Lilliana Belle Ketchman (born June 23, 2008), known professionally as Lilly K, is an American dancer, model and social media personality. She is known for her appearances on Lifetime's Dance Moms beginning in season six, and for her YouTube videos.

==Early life==
Lilliana Ketchman was born June 23, 2008 to Stacey and Christopher Ketchman and has an older brother, Caden. Her mother is a psychologist and dancer while her father is a piano player and psychologist. Her family is from Fayetteville, North Carolina, where she attended Campaneria Ballet School. Ketchman began dancing when she was two years old and started competing at age four.

==Career==
===YouTube===
In 2015, Ketchman launched her YouTube channel, which features videos of her competitions, dance routines, cooking, fashion & beauty tips, games, and her many pranks. Her channel has more than three million subscribers and 288 million views.Dance Moms Abby Lee Miller became aware of Ketchman via her social media presence and made some videos with her.

===Dance Moms===
When she was participating in a photo shoot in New York in 2015, someone suggested she should be on Dance Moms with Abby Lee Miller; Ketchman's mother, however, put off the idea of auditioning due to Miller's reputation. After Miller began following Ketchman on social media, Ketchman was asked to send videos of her dancing. She joined season six of Dance Moms as part of the Abby Lee Dance Company (ALDC) mini team at the age of seven. Ketchman's first solo was "Step by Step", which placed first. In 2017, she joined the ALDC Elite team. Ketchman placed first in the junior division at the national competition. During season seven, Ketchman placed first in a Spokane, Washington, competition with the ALDC.

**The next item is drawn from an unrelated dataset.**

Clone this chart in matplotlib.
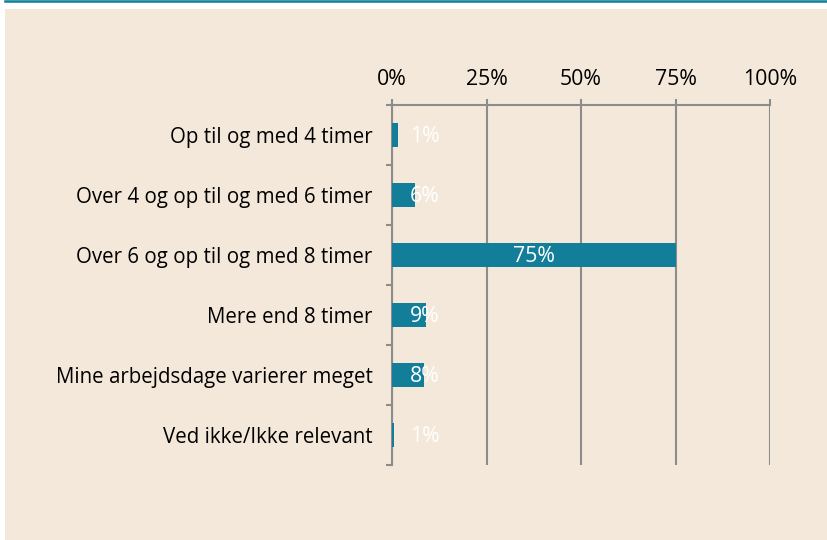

The only team member to return for season eight, Ketchman won the overall competition for week 14 with her solo "Black Widow". For her solo "Straight Escape" aired during week 16, she performed the entire routine in a straitjacket, earning a perfect score of 300 and finishing first. During the national competition, Ketchman placed second in the junior division and fourth overall with her solo "Inside Out".

===Music===
Ketchman has appeared in numerous music videos for artists including Bianca Ryan, Sia, and fellow Dance Moms alumnus JoJo Siwa. In Sia's music video of "Move Your Body", Ketchman's portrayal of a young Sia received critical acclaim. Slate said her moves were what made the music video "so much fun to watch". In November 2020, Ketchman and her mother teased her own single and music video, "Underneath".